François Sureau: "In your" Parisian Diary, where you describe a visit with Braque, you remark that old age has enriched you. You are 98 years old. What do you owe to the "age of patriarchs?"
One does not notice so much that one has reached old age, than the fact that others have not. A few years ago I was surprised to discover that I was older than Emperor Franz Joseph, the patriarch par excellence. I think also of the Prince Regent of Bavaria: he was eighty years old and hunting when he said to his gamekeeper: "Now we are hunting chamois, as always, and I don't notice anything unusual." And the gamekeeper answered him: "Yes, your highness, but the other people notice it!” The age surprises me when I see the weather experts on TV. They are always the same. Little by little their hair turns white, they start wearing glasses. So I tell myself that it must be the same with me. But the key feature of old age is that one's approach to things changes. Political issues become less important, theological issues become more important.

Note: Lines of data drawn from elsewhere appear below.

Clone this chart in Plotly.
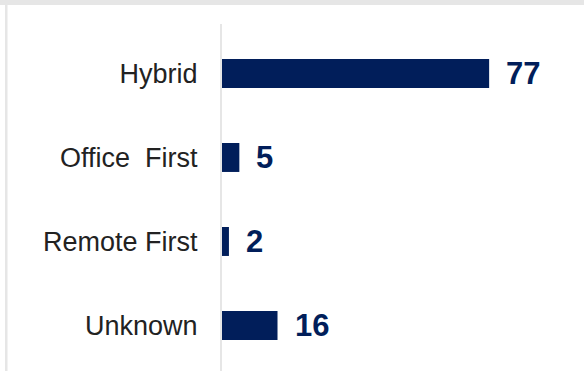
import plotly.graph_objects as go

categories = ["Hybrid", "Office\u00a0 First", "Remote First", "Unknown"]
values = [77, 5, 2, 16]
value_labels = ["77", "5", "2", "16"]

NAVY = "#011e5a"
GRAY = "#e6e6e6"

W, H = 584, 371
L, R, T, B = 222, 22, 24, 0
pw = W - L - R
ph = H - T - B

fig = go.Figure()
fig.add_trace(go.Bar(
    x=values, y=categories, orientation="h",
    marker=dict(color=NAVY, line=dict(width=0)),
    width=0.345, hoverinfo="skip",
))

for v, c, t in zip(values, categories, value_labels):
    fig.add_annotation(
        x=v, y=c, text=t, showarrow=False, xanchor="left", yanchor="middle",
        xshift=15, yshift=0,
        font=dict(family="Liberation Sans, Arial, sans-serif", size=31, color=NAVY, weight="bold"),
    )

def px_x(p):
    return (p - L) / pw

def px_y(p):
    return (H - B - p) / ph

shapes = [
    dict(type="rect", xref="paper", yref="paper", x0=px_x(0), x1=px_x(W), y0=px_y(5), y1=px_y(0),
         fillcolor=GRAY, line=dict(width=0), layer="above"),
    dict(type="rect", xref="paper", yref="paper", x0=px_x(5), x1=px_x(7.5), y0=px_y(H), y1=px_y(5),
         fillcolor=GRAY, line=dict(width=0), layer="above"),
]

fig.update_layout(
    width=W, height=H,
    margin=dict(l=L, r=R, t=T, b=B, pad=0),
    paper_bgcolor="white", plot_bgcolor="white",
    showlegend=False,
    shapes=shapes,
    xaxis=dict(range=[0, 98], showgrid=False, zeroline=False, showticklabels=False,
               showline=False, ticks=""),
    yaxis=dict(type="category", categoryorder="array", categoryarray=categories,
               range=[3.542, -0.589], showgrid=False, zeroline=False,
               showline=True, linecolor=GRAY, linewidth=2, ticks="",
               ticklabelstandoff=17,
               tickfont=dict(family="Liberation Sans, Arial, sans-serif", size=27, color="#222222")),
    bargap=0.65,
)

fig.write_html("out.html")
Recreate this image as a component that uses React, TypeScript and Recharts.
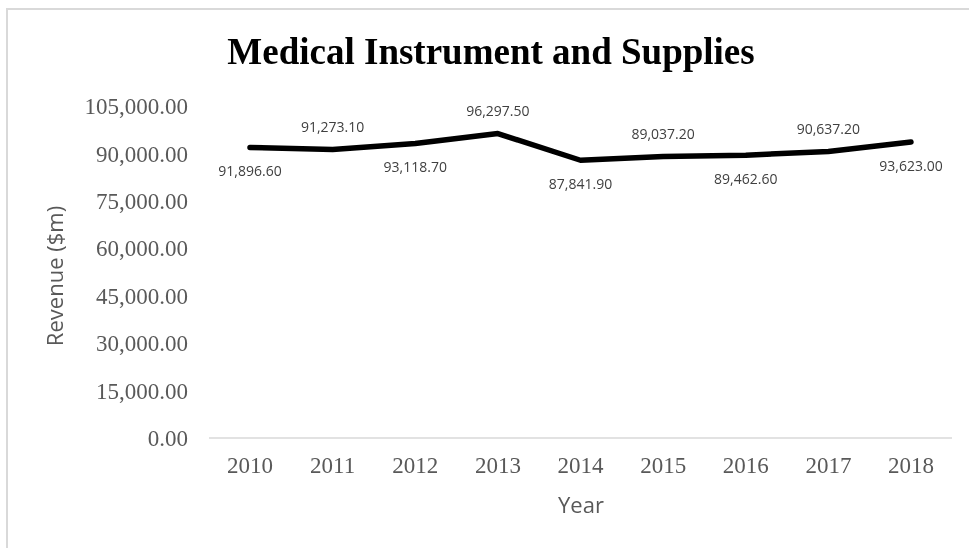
import React from 'react';
import { LineChart, Line, XAxis, YAxis, LabelList } from 'recharts';

const years = ['2010', '2011', '2012', '2013', '2014', '2015', '2016', '2017', '2018'];
const revenue = [91896.6, 91273.1, 93118.7, 96297.5, 87841.9, 89037.2, 89462.6, 90637.2, 93623.0];
const yTicks = [0, 15000, 30000, 45000, 60000, 75000, 90000, 105000];

const data = years.map((year, i) => ({ year, revenue: revenue[i] }));

const fmt = (v: number) =>
  v.toLocaleString('en-US', { minimumFractionDigits: 2, maximumFractionDigits: 2 });

const serif = '"Liberation Serif", "Times New Roman", serif';
const sans = '"Open Sans", "Noto Sans", sans-serif';

// labels alternate: even index below the line, odd index above
const PointLabel = (props: any) => {
  const { x, y, index, value } = props;
  const above = index % 2 === 1;
  return (
    <text
      x={x}
      y={above ? y - 21 : y + 25}
      textAnchor="middle"
      dominantBaseline="middle"
      fontFamily={sans}
      fontSize={14}
      fill="#404040"
    >
      {fmt(value)}
    </text>
  );
};

export default function App() {
  return (
    <div style={{ position: 'relative', width: 953, height: 532 }}>
      {/* chart frame, runs off the right and bottom of the page */}
      <div
        style={{
          position: 'fixed',
          left: 6,
          top: 8,
          width: 2000,
          height: 2000,
          borderTop: '2px solid #d9d9d9',
          borderLeft: '2px solid #d9d9d9',
          pointerEvents: 'none',
        }}
      />
      <div style={{ position: 'absolute', left: 0, top: 0 }}>
        <LineChart width={953} height={532} data={data} margin={{ top: 98, right: 9, bottom: 0, left: 0 }}>
          <text x={483} y={56} textAnchor="middle" fontFamily={serif} fontWeight="bold" fontSize={37} fill="#000">
            Medical Instrument and Supplies
          </text>
          <text
            x={49}
            y={268}
            transform="rotate(-90 49 268)"
            textAnchor="middle"
            dominantBaseline="middle"
            fontFamily={sans}
            fontSize={22}
            fill="#595959"
          >
            Revenue ($m)
          </text>
          <text x={573} y={505} textAnchor="middle" fontFamily={sans} fontSize={22} fill="#595959">
            Year
          </text>
          <XAxis
            dataKey="year"
            height={102}
            padding={{ left: 41, right: 41 }}
            axisLine={{ stroke: '#d9d9d9', strokeWidth: 1.5 }}
            tickLine={false}
            tickSize={6}
            tickMargin={13}
            tick={{ fontFamily: serif, fontSize: 23, fill: '#595959' }}
          />
          <YAxis
            width={201}
            domain={[0, 105000]}
            ticks={yTicks}
            axisLine={false}
            tickLine={false}
            tickSize={6}
            tickMargin={15}
            tickFormatter={fmt}
            tick={{ fontFamily: serif, fontSize: 23, fill: '#595959' }}
          />
          <Line
            type="linear"
            dataKey="revenue"
            stroke="#000"
            strokeWidth={5.5}
            strokeLinecap="round"
            strokeLinejoin="round"
            dot={false}
            isAnimationActive={false}
          >
            <LabelList dataKey="revenue" content={<PointLabel />} />
          </Line>
        </LineChart>
      </div>
    </div>
  );
}
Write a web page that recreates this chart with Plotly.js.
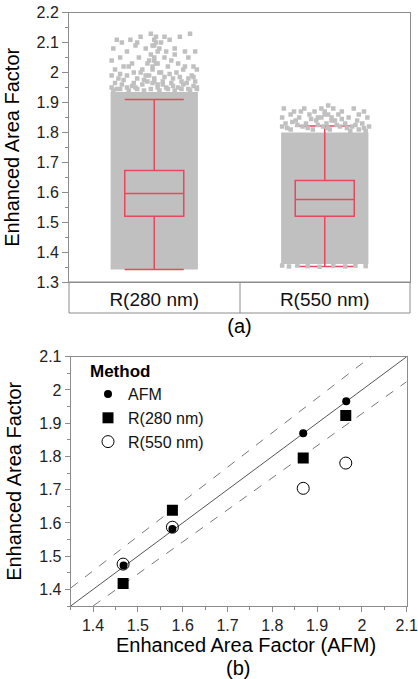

FS: Do you not feel nostalgia for youth?
Every age has its spring, a spring that takes many forms. I certainly have the spirit of my age. Voltaire said, "He who does not have the spirit of his age will suffer much misfortune."
FS: And what does this spirit consist of?
I have the impression that life is becoming easier. A library of three thousand volumes is reduced to 26 letters of the alphabet. When you get down to the substance, one letter is enough.
FS: You have compared life to an island in the ocean of death. Often you have been battered by its surging waves. What have you learned from this?